Each line from the top of the listing through the one holding "const massCenters = massCounts.map((_, i)" should be restated word for word, with nothing added and no pictures.

--- PROVIDED DATA ---

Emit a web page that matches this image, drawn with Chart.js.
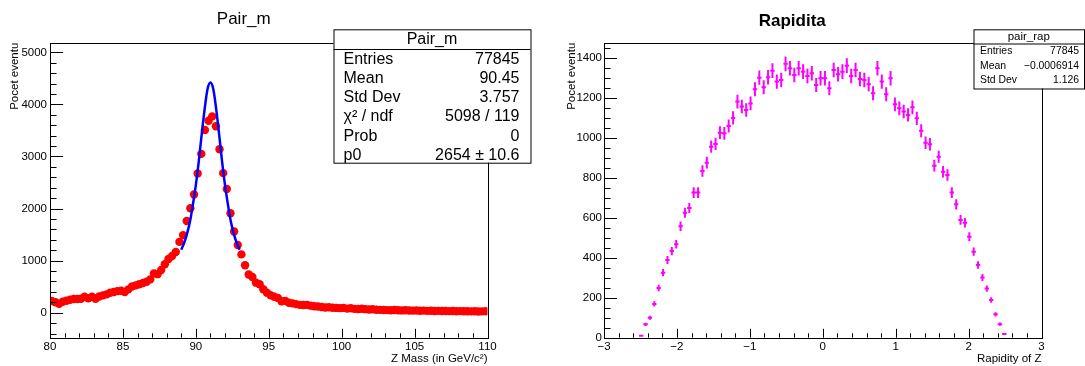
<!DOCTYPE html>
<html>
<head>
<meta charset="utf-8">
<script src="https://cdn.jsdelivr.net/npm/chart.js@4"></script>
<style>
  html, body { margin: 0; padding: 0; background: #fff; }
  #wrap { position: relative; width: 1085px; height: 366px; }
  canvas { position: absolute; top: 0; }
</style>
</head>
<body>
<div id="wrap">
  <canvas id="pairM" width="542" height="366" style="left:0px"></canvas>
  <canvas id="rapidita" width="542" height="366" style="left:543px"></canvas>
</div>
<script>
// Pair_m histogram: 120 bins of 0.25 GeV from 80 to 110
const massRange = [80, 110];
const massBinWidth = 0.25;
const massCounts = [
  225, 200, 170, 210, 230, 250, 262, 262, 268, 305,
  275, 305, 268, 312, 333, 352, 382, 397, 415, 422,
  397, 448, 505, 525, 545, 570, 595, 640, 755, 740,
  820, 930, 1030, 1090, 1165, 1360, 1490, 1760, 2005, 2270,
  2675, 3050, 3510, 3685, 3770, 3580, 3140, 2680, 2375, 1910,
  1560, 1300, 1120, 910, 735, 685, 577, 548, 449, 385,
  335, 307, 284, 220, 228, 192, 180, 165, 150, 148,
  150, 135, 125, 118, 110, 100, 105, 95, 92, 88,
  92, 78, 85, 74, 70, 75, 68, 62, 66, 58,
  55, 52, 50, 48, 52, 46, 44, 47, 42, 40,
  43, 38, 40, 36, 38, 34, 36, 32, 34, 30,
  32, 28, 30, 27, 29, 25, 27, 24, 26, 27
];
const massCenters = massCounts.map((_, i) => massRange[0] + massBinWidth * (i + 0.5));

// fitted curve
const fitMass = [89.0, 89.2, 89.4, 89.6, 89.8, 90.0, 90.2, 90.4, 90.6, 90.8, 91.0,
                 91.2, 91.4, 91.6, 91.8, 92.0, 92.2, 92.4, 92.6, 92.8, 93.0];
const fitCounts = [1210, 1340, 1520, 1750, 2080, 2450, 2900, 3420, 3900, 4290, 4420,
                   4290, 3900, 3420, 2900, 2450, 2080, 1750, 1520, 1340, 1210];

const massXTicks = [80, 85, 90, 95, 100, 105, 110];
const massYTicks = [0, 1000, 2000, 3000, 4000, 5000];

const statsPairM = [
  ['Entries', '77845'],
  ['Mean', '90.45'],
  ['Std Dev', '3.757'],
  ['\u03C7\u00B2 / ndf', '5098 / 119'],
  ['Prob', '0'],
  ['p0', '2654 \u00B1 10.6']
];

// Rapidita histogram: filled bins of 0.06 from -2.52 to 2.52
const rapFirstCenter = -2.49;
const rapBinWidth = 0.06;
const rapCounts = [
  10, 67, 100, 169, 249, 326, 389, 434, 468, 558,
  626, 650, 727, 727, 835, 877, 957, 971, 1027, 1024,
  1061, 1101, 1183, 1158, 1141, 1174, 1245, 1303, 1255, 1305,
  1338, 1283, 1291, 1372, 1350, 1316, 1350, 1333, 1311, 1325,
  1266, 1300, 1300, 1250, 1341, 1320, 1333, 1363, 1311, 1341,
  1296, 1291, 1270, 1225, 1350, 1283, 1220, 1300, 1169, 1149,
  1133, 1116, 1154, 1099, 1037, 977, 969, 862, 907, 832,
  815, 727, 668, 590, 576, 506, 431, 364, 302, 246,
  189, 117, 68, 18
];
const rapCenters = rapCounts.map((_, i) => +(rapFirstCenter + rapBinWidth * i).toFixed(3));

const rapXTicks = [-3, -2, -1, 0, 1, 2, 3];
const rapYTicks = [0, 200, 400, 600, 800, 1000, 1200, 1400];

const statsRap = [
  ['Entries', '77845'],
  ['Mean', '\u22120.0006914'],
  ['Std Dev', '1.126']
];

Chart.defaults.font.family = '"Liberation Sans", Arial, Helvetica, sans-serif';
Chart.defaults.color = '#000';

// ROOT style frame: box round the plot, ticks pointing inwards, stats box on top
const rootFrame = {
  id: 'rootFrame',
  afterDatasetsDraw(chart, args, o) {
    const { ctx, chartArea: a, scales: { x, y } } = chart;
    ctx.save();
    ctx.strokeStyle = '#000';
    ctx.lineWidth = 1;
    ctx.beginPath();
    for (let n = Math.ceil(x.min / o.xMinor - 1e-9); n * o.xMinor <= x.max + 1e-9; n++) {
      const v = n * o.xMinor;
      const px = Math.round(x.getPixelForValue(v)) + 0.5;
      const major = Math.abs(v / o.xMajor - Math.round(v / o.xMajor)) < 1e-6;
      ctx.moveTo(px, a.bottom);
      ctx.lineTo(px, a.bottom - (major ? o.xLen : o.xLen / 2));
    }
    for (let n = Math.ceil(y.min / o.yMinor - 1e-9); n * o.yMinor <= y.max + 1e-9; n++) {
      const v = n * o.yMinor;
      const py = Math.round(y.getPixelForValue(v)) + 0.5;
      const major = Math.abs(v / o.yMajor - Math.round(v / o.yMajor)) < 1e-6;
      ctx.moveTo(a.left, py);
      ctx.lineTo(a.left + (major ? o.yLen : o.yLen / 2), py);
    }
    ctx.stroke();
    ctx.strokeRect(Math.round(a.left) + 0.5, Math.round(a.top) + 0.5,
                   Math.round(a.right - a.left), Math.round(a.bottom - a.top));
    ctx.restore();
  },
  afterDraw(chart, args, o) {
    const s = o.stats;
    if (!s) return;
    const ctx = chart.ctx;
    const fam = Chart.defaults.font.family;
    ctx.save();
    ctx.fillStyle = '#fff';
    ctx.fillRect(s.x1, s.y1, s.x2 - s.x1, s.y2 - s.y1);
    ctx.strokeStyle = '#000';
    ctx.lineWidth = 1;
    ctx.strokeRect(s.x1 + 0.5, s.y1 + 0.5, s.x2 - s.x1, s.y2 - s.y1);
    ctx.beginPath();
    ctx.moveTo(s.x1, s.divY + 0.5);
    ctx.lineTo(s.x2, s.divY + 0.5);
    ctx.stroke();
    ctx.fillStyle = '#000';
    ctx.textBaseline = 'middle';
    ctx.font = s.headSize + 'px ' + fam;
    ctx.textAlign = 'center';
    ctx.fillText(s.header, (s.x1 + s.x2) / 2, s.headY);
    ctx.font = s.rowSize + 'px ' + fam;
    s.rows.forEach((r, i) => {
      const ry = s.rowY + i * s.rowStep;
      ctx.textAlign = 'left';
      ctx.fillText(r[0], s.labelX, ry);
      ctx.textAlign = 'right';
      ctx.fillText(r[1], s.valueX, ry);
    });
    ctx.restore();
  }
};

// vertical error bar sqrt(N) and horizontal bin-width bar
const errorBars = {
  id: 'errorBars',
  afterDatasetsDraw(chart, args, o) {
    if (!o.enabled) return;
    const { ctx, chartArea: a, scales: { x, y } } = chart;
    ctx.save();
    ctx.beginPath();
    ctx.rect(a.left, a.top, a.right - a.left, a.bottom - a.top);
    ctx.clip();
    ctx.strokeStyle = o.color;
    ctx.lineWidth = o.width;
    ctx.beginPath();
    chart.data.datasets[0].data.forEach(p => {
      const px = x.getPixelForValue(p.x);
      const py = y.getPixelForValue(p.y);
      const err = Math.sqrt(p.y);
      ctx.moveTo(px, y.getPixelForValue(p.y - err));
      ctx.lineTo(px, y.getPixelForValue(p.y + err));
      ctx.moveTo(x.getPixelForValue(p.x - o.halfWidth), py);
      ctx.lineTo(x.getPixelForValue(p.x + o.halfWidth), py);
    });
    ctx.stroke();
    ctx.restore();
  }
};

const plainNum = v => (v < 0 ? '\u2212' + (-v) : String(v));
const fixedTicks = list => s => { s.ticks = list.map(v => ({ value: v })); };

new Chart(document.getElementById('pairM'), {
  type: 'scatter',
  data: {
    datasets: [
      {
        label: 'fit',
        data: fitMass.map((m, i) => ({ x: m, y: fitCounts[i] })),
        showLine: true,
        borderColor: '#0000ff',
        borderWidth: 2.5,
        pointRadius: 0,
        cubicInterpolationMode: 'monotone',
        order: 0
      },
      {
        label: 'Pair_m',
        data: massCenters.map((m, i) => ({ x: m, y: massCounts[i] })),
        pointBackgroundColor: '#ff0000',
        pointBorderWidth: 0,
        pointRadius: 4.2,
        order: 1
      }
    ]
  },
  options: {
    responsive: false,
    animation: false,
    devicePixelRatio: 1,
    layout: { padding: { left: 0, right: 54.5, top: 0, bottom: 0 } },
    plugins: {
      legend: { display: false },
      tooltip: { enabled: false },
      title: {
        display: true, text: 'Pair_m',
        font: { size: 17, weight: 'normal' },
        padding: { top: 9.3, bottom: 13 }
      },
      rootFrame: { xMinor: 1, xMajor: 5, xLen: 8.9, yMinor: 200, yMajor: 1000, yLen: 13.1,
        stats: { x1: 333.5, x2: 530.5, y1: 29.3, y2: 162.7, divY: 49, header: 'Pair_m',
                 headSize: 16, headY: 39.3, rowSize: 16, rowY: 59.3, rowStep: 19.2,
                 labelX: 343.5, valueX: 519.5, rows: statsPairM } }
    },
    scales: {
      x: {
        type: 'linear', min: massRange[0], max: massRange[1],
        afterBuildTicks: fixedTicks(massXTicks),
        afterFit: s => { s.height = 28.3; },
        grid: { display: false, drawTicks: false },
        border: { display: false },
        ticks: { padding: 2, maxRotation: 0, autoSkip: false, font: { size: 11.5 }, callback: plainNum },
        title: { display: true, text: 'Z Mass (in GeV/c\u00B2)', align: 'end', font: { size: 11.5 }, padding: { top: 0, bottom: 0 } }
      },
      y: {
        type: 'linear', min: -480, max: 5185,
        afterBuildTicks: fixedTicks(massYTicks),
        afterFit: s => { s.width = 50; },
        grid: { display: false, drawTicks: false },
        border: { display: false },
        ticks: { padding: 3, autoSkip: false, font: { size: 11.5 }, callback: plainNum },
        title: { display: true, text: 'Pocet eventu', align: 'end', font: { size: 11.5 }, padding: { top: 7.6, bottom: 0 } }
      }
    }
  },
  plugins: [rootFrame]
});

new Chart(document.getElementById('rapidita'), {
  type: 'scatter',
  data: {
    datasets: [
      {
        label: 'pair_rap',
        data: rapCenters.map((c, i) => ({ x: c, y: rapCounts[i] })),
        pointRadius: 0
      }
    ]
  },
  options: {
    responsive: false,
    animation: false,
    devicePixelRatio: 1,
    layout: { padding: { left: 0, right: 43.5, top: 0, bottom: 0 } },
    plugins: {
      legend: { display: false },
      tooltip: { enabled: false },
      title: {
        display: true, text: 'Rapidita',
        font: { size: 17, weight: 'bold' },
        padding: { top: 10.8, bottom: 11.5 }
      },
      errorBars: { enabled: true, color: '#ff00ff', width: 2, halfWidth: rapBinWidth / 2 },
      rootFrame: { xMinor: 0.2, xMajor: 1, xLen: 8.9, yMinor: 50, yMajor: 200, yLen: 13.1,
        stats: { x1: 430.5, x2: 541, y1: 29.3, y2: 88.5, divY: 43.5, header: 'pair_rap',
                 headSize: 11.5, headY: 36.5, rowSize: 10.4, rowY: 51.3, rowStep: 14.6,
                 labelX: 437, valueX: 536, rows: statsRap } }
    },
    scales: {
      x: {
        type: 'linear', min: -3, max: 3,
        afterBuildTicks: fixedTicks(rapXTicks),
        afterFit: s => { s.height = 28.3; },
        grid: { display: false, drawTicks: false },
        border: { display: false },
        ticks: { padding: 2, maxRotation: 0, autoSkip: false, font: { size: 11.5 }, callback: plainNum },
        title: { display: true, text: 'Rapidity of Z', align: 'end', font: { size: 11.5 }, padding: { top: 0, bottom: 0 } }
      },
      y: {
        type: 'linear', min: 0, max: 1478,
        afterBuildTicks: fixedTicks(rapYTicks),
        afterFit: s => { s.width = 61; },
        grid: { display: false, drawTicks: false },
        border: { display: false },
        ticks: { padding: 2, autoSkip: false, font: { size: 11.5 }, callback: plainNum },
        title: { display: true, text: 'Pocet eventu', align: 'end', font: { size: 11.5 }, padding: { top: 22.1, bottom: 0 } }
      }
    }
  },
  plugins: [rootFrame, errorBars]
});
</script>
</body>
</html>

---

## ANSWER TO THE EXERCISE
Emit a web page that matches this image, drawn with Chart.js.
<!DOCTYPE html>
<html>
<head>
<meta charset="utf-8">
<script src="https://cdn.jsdelivr.net/npm/chart.js@4"></script>
<style>
  html, body { margin: 0; padding: 0; background: #fff; }
  #wrap { position: relative; width: 1085px; height: 366px; }
  canvas { position: absolute; top: 0; }
</style>
</head>
<body>
<div id="wrap">
  <canvas id="pairM" width="542" height="366" style="left:0px"></canvas>
  <canvas id="rapidita" width="542" height="366" style="left:543px"></canvas>
</div>
<script>
// Pair_m histogram: 120 bins of 0.25 GeV from 80 to 110
const massRange = [80, 110];
const massBinWidth = 0.25;
const massCounts = [
  225, 200, 170, 210, 230, 250, 262, 262, 268, 305,
  275, 305, 268, 312, 333, 352, 382, 397, 415, 422,
  397, 448, 505, 525, 545, 570, 595, 640, 755, 740,
  820, 930, 1030, 1090, 1165, 1360, 1490, 1760, 2005, 2270,
  2675, 3050, 3510, 3685, 3770, 3580, 3140, 2680, 2375, 1910,
  1560, 1300, 1120, 910, 735, 685, 577, 548, 449, 385,
  335, 307, 284, 220, 228, 192, 180, 165, 150, 148,
  150, 135, 125, 118, 110, 100, 105, 95, 92, 88,
  92, 78, 85, 74, 70, 75, 68, 62, 66, 58,
  55, 52, 50, 48, 52, 46, 44, 47, 42, 40,
  43, 38, 40, 36, 38, 34, 36, 32, 34, 30,
  32, 28, 30, 27, 29, 25, 27, 24, 26, 27
];
const massCenters = massCounts.map((_, i) => massRange[0] + massBinWidth * (i + 0.5));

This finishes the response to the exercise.